Only 17 Percent of Current Residents Can Afford to Buy a California Home in 2024

Only 17 Percent of Current Residents Can Afford to Buy a California Home in 2024

Residential News » Los Angeles Edition | By Michael Gerrity | May 17, 2024 8:37 AM ET

The California Association of Realtors is reporting that only seventeen percent of the state's homebuyers could afford to purchase a median-priced, existing single-family home in California in the first-quarter 2024.

This is up from 15 percent in the fourth quarter of 2023 and down from 20 percent in the first quarter of 2023, according to C.A.R.'s Traditional Housing Affordability Index (HAI). The first-quarter 2024 figure is less than less than a third of the affordability index peak of 56 percent in the first quarter of 2012. With the U.S. economy performing better than expected, the Federal Reserve is unlikely to cut interest rates until at least the summer, hindering any significant improvement in affordability in the coming months.

C.A.R.'s HAI measures the percentage of all households that can afford to purchase a median-priced, single-family home in California. C.A.R. also reports affordability indices for regions and select counties within the state. The index is considered the most fundamental measure of housing well-being for home buyers in the state.

A minimum annual income of $208,400 was needed to qualify for the purchase of a $814,280 statewide median-priced, existing single-family home in the first quarter of 2024. The monthly payment, including taxes and insurance (PITI) on a 30-year, fixed-rate loan, would be $5,210, assuming a 20 percent down payment and an effective composite interest rate of 6.86 percent.

The effective composite interest rate was 7.39 percent in fourth-quarter 2023 and 6.48 percent in first-quarter 2023. With recent economic reports showing a lack of progress on the inflation battle in recent months, the Federal Reserve's plan to cut rates this year has been further delayed, and a downward adjustment in the fed funds rate may not take place until late summer.

The share of California households that could afford a typical condo/townhome in first-quarter 2024 rose to 24 percent, up from 22 percent recorded in the previous quarter but fell from the 27 percent recorded in the first quarter of 2023. An annual income of $167,600 was required to make the monthly payment of $4,190 on the $655,000 median-priced condo/townhome in the first quarter of 2024.

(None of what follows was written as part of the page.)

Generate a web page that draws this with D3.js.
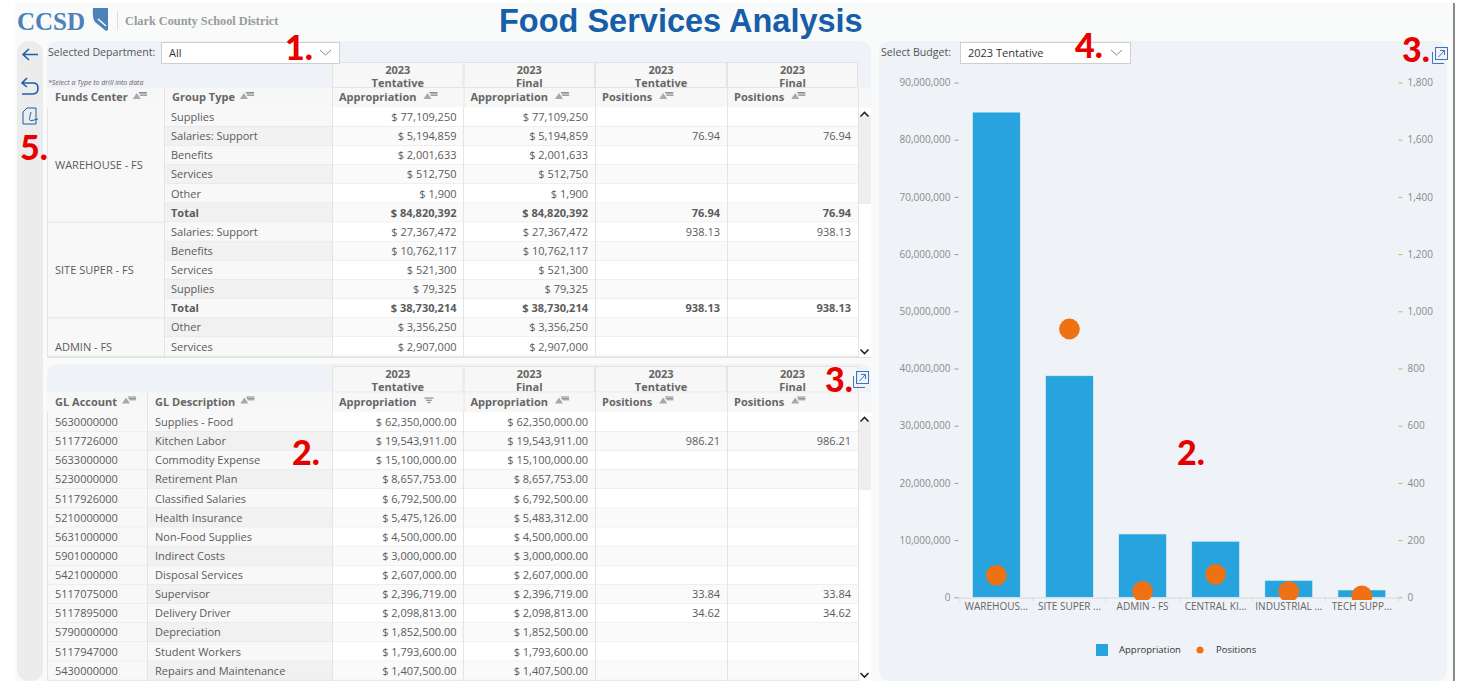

Compared with California, nearly four in 10 of the nation's households could afford to purchase a $389,400 median-priced home, which required a minimum annual income of $99,600 to make monthly payments of $2,490. Nationwide affordability was down from 40 percent a year ago.

Key points from the first-quarter 2024 Housing Affordability report include:

  • When compared to the previous quarter, housing affordability declined in four counties and remained unchanged in ten. Thirty-nine counties showed quarter-to-quarter improvements in affordability due to lower interest rates and more modest price declines, compared to other counties during the same time period. When compared to a year ago, six counties registered an improvement in affordability, while 46 counties throughout the state posted a decline on a year-over-year basis, and only one remained unchanged.
  • Lassen (51 percent) remained the most affordable county in California. Tehama (39 percent), followed by Plumas (37 percent), Shasta (37 percent) and Tuolumne (36 percent) trailed behind and were the only five counties in California to record an affordability index greater than 35 percent. Of all counties in California, Lassen continued to have the lowest minimum qualifying income ($66,000) to purchase a median-priced home in first-quarter 2024.
  • Mono (4 percent), San Luis Obispo (10 percent) and a four-way-tie at 11 percent between Orange, San Diego, Monterey, and Santa Barbara, were the least affordable counties in California, with each of them requiring a minimum income of at least $222,000 to purchase a median-priced home in the respective counties. San Mateo continued to require the highest minimum qualifying annual income ($511,600) to buy a median-priced home in the first quarter of 2024 and was the only county in the state requiring a minimum qualifying income over $500,000. Santa Clara County came in second, requiring a minimum income of $470,800, followed by Marin ($427,200).
  • Housing affordability declined the most on a year-over-year basis in Siskiyou, falling nine percentage points from the previous quarter. Plumas and Mendocino recorded the second biggest drop in affordability, moving five percentage points below the same quarter of last year. Despite a growth in household income, higher home prices and elevated mortgage rates continue to keep housing affordability near its all-time low across most counties.